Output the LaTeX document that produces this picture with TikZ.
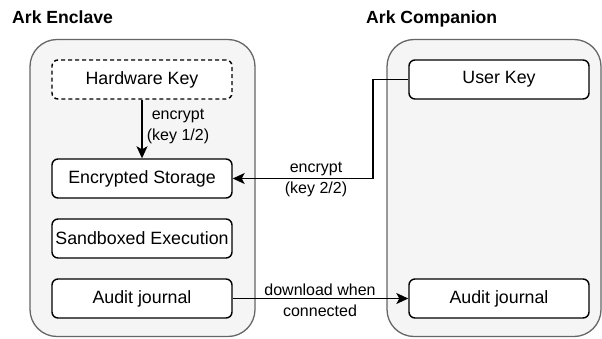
\documentclass[tikz,border=0pt]{standalone}
\usepackage{fontspec}
\setmainfont{Liberation Sans}
\usetikzlibrary{arrows.meta}
\definecolor{contfill}{HTML}{F5F5F5}
\definecolor{contline}{HTML}{666666}
\begin{document}
\begin{tikzpicture}[x=1pt,y=-1pt,
  every node/.style={font=\fontsize{17.8}{21}\selectfont},
  container/.style={draw=contline, fill=contfill, line width=1.3pt, rounded corners=27pt, inner sep=0pt},
  comp/.style={draw=black, fill=white, line width=1.4pt, rounded corners=6pt, minimum width=180pt, minimum height=39pt, inner sep=0pt},
  title/.style={font=\bfseries\fontsize{17.6}{21}\selectfont, anchor=base west, inner sep=0pt},
  conn/.style={line width=1.4pt, -{Stealth[length=12pt,width=11pt,inset=3pt]}},
  lbl/.style={align=center, inner sep=0pt, font=\fontsize{16}{20.8}\selectfont}
]
\useasboundingbox (0,0) rectangle (602,338);
% containers
\node[container, minimum width=225pt, minimum height=297pt] (enc) at (142.5,188) {};
\node[container, minimum width=214pt, minimum height=297pt] (comp) at (494,188) {};
% titles
\node[title] (t1) at (12,23.3) {Ark Enclave};
\node[title] (t2) at (366,23.3) {Ark Companion};
% enclave components
\node[comp, dashed, dash pattern=on 4pt off 3pt] (hw) at (142,79.5) {Hardware Key};
\node[comp] (es) at (142,178.5) {Encrypted Storage};
\node[comp] (sb) at (142,238.5) {Sandboxed Execution};
\node[comp] (aj1) at (142,298.5) {Audit journal};
% companion components
\node[comp] (uk) at (499,79.5) {User Key};
\node[comp] (aj2) at (499,298.5) {Audit journal};
% connectors
\coordinate (c1) at (373,79.5);
\coordinate (c2) at (373,178.5);
\draw[conn] (hw) -- (es);
\draw[conn] (uk.west) -- (c1) -- (c2) -- (es.east);
\draw[conn] (aj1) -- (aj2);
% labels
\node[lbl] (l1) at (178,126.5) {encrypt\\(key 1/2)};
\node[lbl] (l2) at (316,179.5) {encrypt\\(key 2/2)};
\node[lbl] (l3) at (320,300.5) {download when\\connected};
\end{tikzpicture}
\end{document}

▸ **Job**
Without the pictures, output the full listing exactly as it stands.

▸ **Answer to this exercise**
Output the LaTeX document that produces this picture with TikZ.
\documentclass[tikz,border=0pt]{standalone}
\usepackage{fontspec}
\setmainfont{Liberation Sans}
\usetikzlibrary{arrows.meta}
\definecolor{contfill}{HTML}{F5F5F5}
\definecolor{contline}{HTML}{666666}
\begin{document}
\begin{tikzpicture}[x=1pt,y=-1pt,
  every node/.style={font=\fontsize{17.8}{21}\selectfont},
  container/.style={draw=contline, fill=contfill, line width=1.3pt, rounded corners=27pt, inner sep=0pt},
  comp/.style={draw=black, fill=white, line width=1.4pt, rounded corners=6pt, minimum width=180pt, minimum height=39pt, inner sep=0pt},
  title/.style={font=\bfseries\fontsize{17.6}{21}\selectfont, anchor=base west, inner sep=0pt},
  conn/.style={line width=1.4pt, -{Stealth[length=12pt,width=11pt,inset=3pt]}},
  lbl/.style={align=center, inner sep=0pt, font=\fontsize{16}{20.8}\selectfont}
]
\useasboundingbox (0,0) rectangle (602,338);
% containers
\node[container, minimum width=225pt, minimum height=297pt] (enc) at (142.5,188) {};
\node[container, minimum width=214pt, minimum height=297pt] (comp) at (494,188) {};
% titles
\node[title] (t1) at (12,23.3) {Ark Enclave};
\node[title] (t2) at (366,23.3) {Ark Companion};
% enclave components
\node[comp, dashed, dash pattern=on 4pt off 3pt] (hw) at (142,79.5) {Hardware Key};
\node[comp] (es) at (142,178.5) {Encrypted Storage};
\node[comp] (sb) at (142,238.5) {Sandboxed Execution};
\node[comp] (aj1) at (142,298.5) {Audit journal};
% companion components
\node[comp] (uk) at (499,79.5) {User Key};
\node[comp] (aj2) at (499,298.5) {Audit journal};
% connectors
\coordinate (c1) at (373,79.5);
\coordinate (c2) at (373,178.5);
\draw[conn] (hw) -- (es);
\draw[conn] (uk.west) -- (c1) -- (c2) -- (es.east);
\draw[conn] (aj1) -- (aj2);
% labels
\node[lbl] (l1) at (178,126.5) {encrypt\\(key 1/2)};
\node[lbl] (l2) at (316,179.5) {encrypt\\(key 2/2)};
\node[lbl] (l3) at (320,300.5) {download when\\connected};
\end{tikzpicture}
\end{document}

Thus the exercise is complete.